In response to reports of the doping of racing greyhounds in Scotland, Clarissa Baldwin CBE, chairman of the Greyhound Forum said:

“It is a poor reflection on the Greyhound Industry to hear reports that racing greyhounds are being given stimulants to help them win races. Specifically, the Greyhound Forum hope that the regulators will come down firmly on the trainers who have allowed this to happen. Across the whole of the UK and Ireland there is a voice saying that welfare has to take priority, but there are clearly pockets where welfare plays an insignificant part. Those that abuse their dogs should be rooted out of this Industry once and for all.”

 

While it is understandable that Greyhound Fourm feel to the need to respond to this anti-driven ‘news’ story, driven by click-bait hungry websites pertaining to be reputable news services, the implication that greyhound racing is either indifferent to, or failing to act on these type of cases is naive in the extreme.

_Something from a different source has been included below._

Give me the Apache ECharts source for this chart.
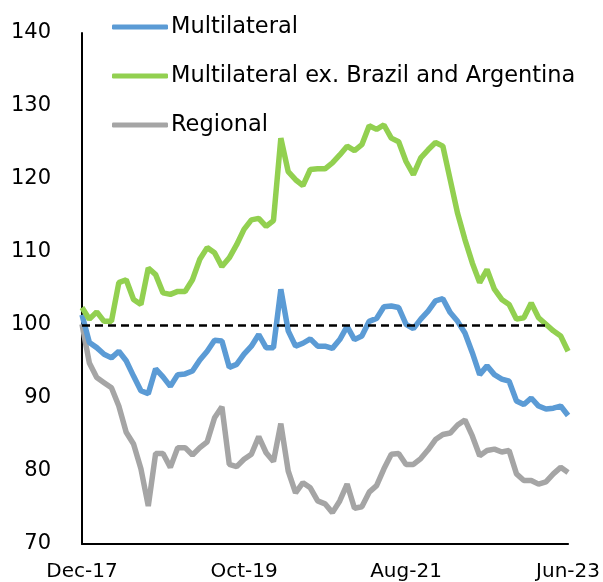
<!DOCTYPE html>
<html>
<head>
<meta charset="utf-8">
<script src="https://cdn.jsdelivr.net/npm/echarts@6/dist/echarts.min.js"></script>
<style>
  html, body { margin: 0; padding: 0; background: #fff; }
  #chart { width: 603px; height: 582px; }
</style>
</head>
<body>
<div id="chart"></div>
<script>
// monthly, Dec-17 .. Jun-23
const monthNames = ['Jan', 'Feb', 'Mar', 'Apr', 'May', 'Jun', 'Jul', 'Aug', 'Sep', 'Oct', 'Nov', 'Dec'];
const months = [];
for (let k = 0; k < 67; k++) {
  const m = (11 + k) % 12;
  const y = 17 + Math.floor((11 + k) / 12);
  months.push(monthNames[m] + '-' + y);
}

const multilateral = [
  101.4, 97.6, 96.9, 96.0, 95.5, 96.4, 95.1, 93.0, 91.0, 90.6,
  94.0, 92.9, 91.6, 93.2, 93.3, 93.7, 95.2, 96.4, 97.9, 97.8,
  94.2, 94.6, 96.0, 97.1, 98.7, 96.9, 96.9, 104.9, 99.2, 97.1,
  97.5, 98.1, 97.1, 97.1, 96.8, 98.0, 99.8, 98.0, 98.5, 100.5,
  100.9, 102.5, 102.6, 102.4, 100.1, 99.5, 100.8, 101.9, 103.3, 103.6,
  101.7, 100.5, 98.9, 96.2, 93.2, 94.4, 93.2, 92.6, 92.3, 89.6,
  89.1, 90.0, 88.9, 88.5, 88.6, 88.9, 87.6
];

const multilateralExBrAr = [
  102.4, 100.8, 101.8, 100.5, 100.5, 105.8, 106.2, 103.5, 102.8, 107.8,
  106.9, 104.4, 104.2, 104.6, 104.6, 106.2, 109.0, 110.6, 109.9, 108.0,
  109.2, 111.0, 113.1, 114.4, 114.6, 113.5, 114.3, 125.6, 121.0, 119.9,
  119.1, 121.3, 121.4, 121.4, 122.2, 123.3, 124.5, 123.9, 124.7, 127.3,
  126.8, 127.4, 125.6, 125.1, 122.4, 120.6, 122.9, 124.0, 125.0, 124.5,
  119.9, 115.3, 111.7, 108.5, 105.8, 107.6, 104.9, 103.5, 102.8, 100.8,
  101.0, 103.0, 101.0, 100.1, 99.2, 98.5, 96.4
];

const regional = [
  100.1, 94.8, 92.8, 92.1, 91.4, 88.9, 85.3, 83.7, 80.3, 75.2,
  82.4, 82.4, 80.5, 83.2, 83.2, 82.2, 83.2, 84.0, 87.3, 88.8,
  80.9, 80.6, 81.6, 82.3, 84.7, 82.5, 81.3, 86.5, 80.0, 77.0,
  78.4, 77.7, 75.9, 75.5, 74.3, 75.9, 78.2, 74.9, 75.1, 77.1,
  78.0, 80.3, 82.3, 82.4, 80.9, 80.9, 81.7, 82.9, 84.3, 85.0,
  85.2, 86.3, 87.0, 84.8, 82.1, 82.8, 83.0, 82.6, 82.8, 79.6,
  78.7, 78.7, 78.2, 78.5, 79.6, 80.5, 79.8
];

const baseline = 100;
const baselineEnd = 'Mar-23';

const font = 'DejaVu Sans';

const chart = echarts.init(document.getElementById('chart'));

chart.setOption({
  animation: false,
  textStyle: { fontFamily: font },
  grid: {
    left: 82,
    right: 30,
    top: 33,
    bottom: 37,
    containLabel: false
  },
  legend: {
    orient: 'vertical',
    left: 107,
    top: 10,
    icon: 'roundRect',
    itemWidth: 56,
    itemHeight: 5,
    itemGap: 25,
    textStyle: { color: '#000', fontSize: 22.5, lineHeight: 24, padding: [0, 0, 0, -2] },
    data: ['Multilateral', 'Multilateral ex. Brazil and Argentina', 'Regional']
  },
  xAxis: {
    type: 'category',
    boundaryGap: false,
    data: months,
    axisLine: { lineStyle: { color: '#000', width: 2 } },
    axisTick: { show: false },
    axisLabel: {
      interval: 21,
      color: '#000',
      fontSize: 20,
      margin: 18
    }
  },
  yAxis: {
    type: 'value',
    min: 70,
    max: 140,
    interval: 10,
    axisLine: { show: true, lineStyle: { color: '#000', width: 2 } },
    axisTick: { show: false },
    splitLine: { show: false },
    axisLabel: { color: '#000', fontSize: 21, margin: 31 }
  },
  series: [
    {
      name: 'Regional',
      type: 'line',
      data: regional,
      symbol: 'none',
      z: 2,
      lineStyle: { color: '#A5A5A5', width: 5.5 },
      itemStyle: { color: '#A5A5A5' }
    },
    {
      name: 'Multilateral',
      type: 'line',
      data: multilateral,
      symbol: 'none',
      z: 3,
      lineStyle: { color: '#5B9BD5', width: 5.5 },
      itemStyle: { color: '#5B9BD5' },
      markLine: {
        silent: true,
        symbol: 'none',
        label: { show: false },
        lineStyle: { color: '#000', width: 2.5, type: [8, 5] },
        data: [[
          { coord: [months[0], baseline] },
          { coord: [baselineEnd, baseline] }
        ]]
      }
    },
    {
      name: 'Multilateral ex. Brazil and Argentina',
      type: 'line',
      data: multilateralExBrAr,
      symbol: 'none',
      z: 4,
      lineStyle: { color: '#92D050', width: 5.5 },
      itemStyle: { color: '#92D050' }
    }
  ]
});
</script>
</body>
</html>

Cases of cocaine positives are extremely rare, even fewer are deemed to be deliberate attempts to cheat. (There are huge variations between levels of metabolite found in the two alternatives with single digit parts per billion estimated to be due to contamination of a drug in wide use is society).

In the case following a finding in March 2019 at Shawfield, the owner trainer was warned off all racecourses. Short of being able to foresee or predict an act of doping, or assume the powers for a criminal prosecution, it is hard to see what other course of action the GBGB might have taken.